Pennsylvania Capital Star: Wait? What? Pennsylvania has clout on Capitol Hill now? | Friday Morning Coffee

Originally published on February 8, 2019

By John L. Micek

Good Friday Morning, Fellow Seekers.

There’s no nice way to say this, so we’re just going to come out and say it. It’s been a lonnnnggggg time since Pennsylvania had any clout on Capitol Hill.

How long?

We’re talking ‘Single Bullet Theory” long. We’re talking “Not Proven, Scottish Law” long.

Not since dinosaurs … err … the late U.S. Sen. Arlen Specter, R-D-Whatever-Pa., prowled the halls of the Capitol has the Keystone State come even close to being drunk on the kind of pure power that comes with being gifted with serious clout in Washington.

Oh, sure, you say, what about U.S. Rep. Bill Shuster, R-Pa., who chaired the House Transportation and Infrastructure Committee?

Feh. 

Shuster  may have had a chairmanship. But let’s face it, most Pennsylvanians will remember the Shusters for ramming through the funding for an interstate highway driven primarily by Penn State fans who got lost on the way to State College and ended up in Altoona.

But as Capital-Star Washington Bureau Chief Robin Bravender (Yeah, we got one of them) reports this Friday morning, Pennsylvania now has not one, but two, seats on the uber-powerful, tax-writing House Ways & Means Committee.

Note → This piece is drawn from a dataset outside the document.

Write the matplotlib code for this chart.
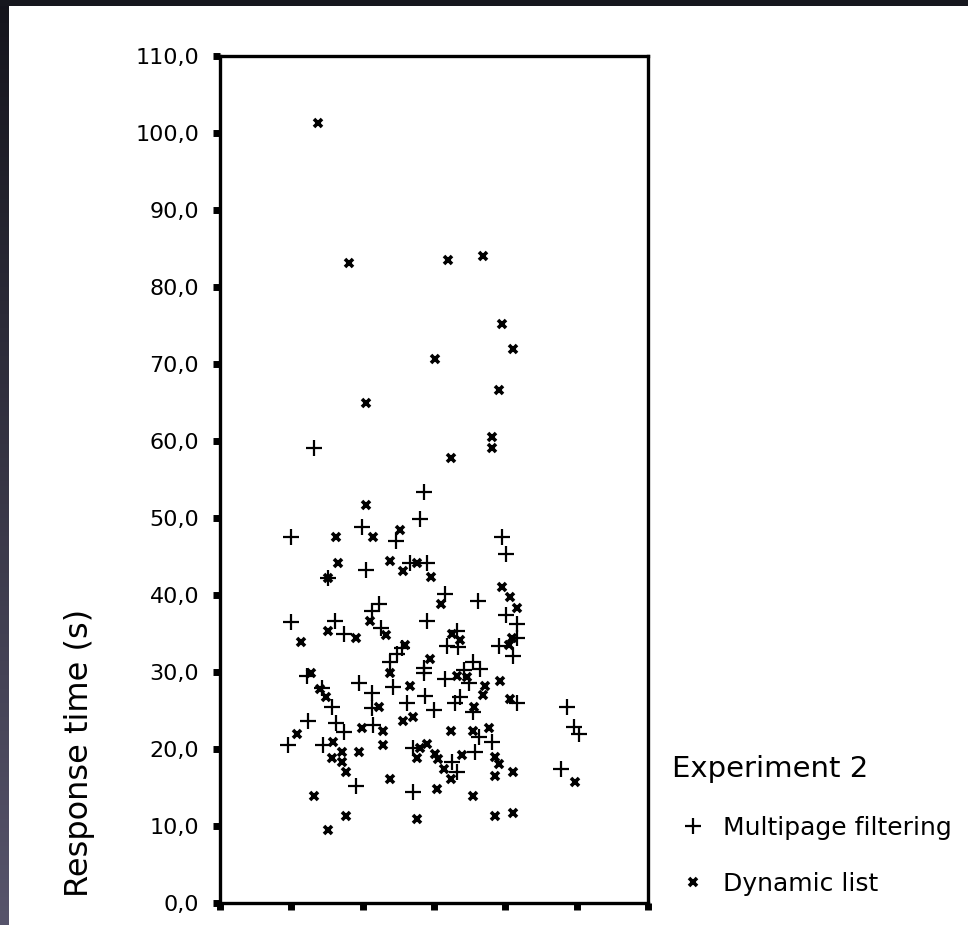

U.S. Reps. Brendan Boyle and Dwight Evans, both Philly Democrats, have found themselves smack dab in the middle of the committee’s fight to obtain President Donald Trump’s tax returns. Another Pennsylvania lawmaker, U.S. Rep. Mike Kelly, an Erie Republican, also sits on the panel.

More from Bravender:

“Under the Constitution and our system of checks and balances, Congress has not just the right but the responsibility to oversee whether our laws are faithfully executed by the executive branch,” Boyle said. “In accordance with this duty, almost a century ago, Congress explicitly enumerated this committee’s right to review any return or return information.”

Democrats on the oversight panel focused on legislation that would require candidates running for president and vice president to release their tax returns. Past presidents have typically done so, but Trump has withheld his, enraging Democrats who accuse him of having something to hide.

It’s unusual for one state to have such a strong presence on the coveted committee.

“That’s rather unique to have not just two people from the same state, but from the same city,” Evans told the Capital-Star Thursday in an interview.

“’Obviously Philadelphia and Pennsylvania is very significant to this country and significant in that it’s one of the original 13 states.”

He said Pennsylvania has historically had an important presence on the panel, pointing back to U.S. Rep. Thaddeus Stevens, a Pennsylvania Republican who was Ways and Means chairman from 1861 until 1865.”